Here are some examples:
Lenders and other financial products that require repeat payments from customers usually receive these via card. Not only is it expensive, but cards can expire, customers can dispute payments, and settlement times are long.
With Open Banking recurring payments, lenders could set up recurring payments that are a lot cheaper, secure, and less risky. Lenders can also use Open Banking more broadly to get a better overview of a borrower’s financial health, and therefore offer more accurate credit products.
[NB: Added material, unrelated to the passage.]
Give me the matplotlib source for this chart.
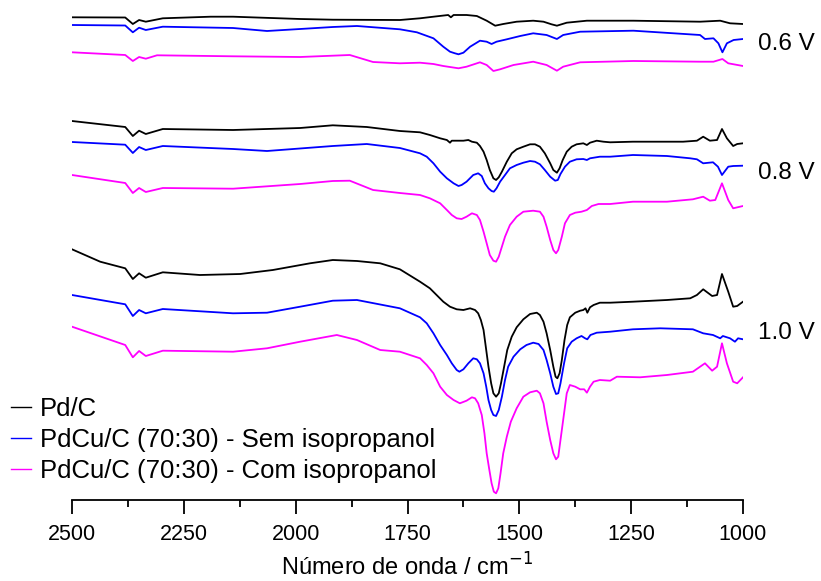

In fact, there are many benefits to lenders using Open Banking payments. We wrote an entire guide on it: With Open Banking, debt collection turns into an opportunity for lenders
Similar to lenders, insurance companies require a regular payment from customers in the form of premiums. What if insurance companies could use faster, more secure Open Banking payments instead?
Thanks to PSD2 recurring payments, insurance companies can offer their customers the possibility to split their premium payments easily and automatically. In this way, users have more control over their expenses and insurance companies, with this knowledge, can offer them more products and benefits.
Anything from productivity tools, accounting software, and digital newspapers are examples of businesses that use recurring payments to generate revenue from customers. With Open Banking, these companies would pay less in fees, have a closer relationship with the customer, and have a more stable cash flow.
We hope this guide has clarified a few things about recurring payments. Although card payments are familiar, they aren’t built for the digital world and cause merchants a lot of issues. With Open Banking recurring payments, merchants can offer a much better customer experience via ongoing consent and will benefit from lower fees, faster settlement, and more security.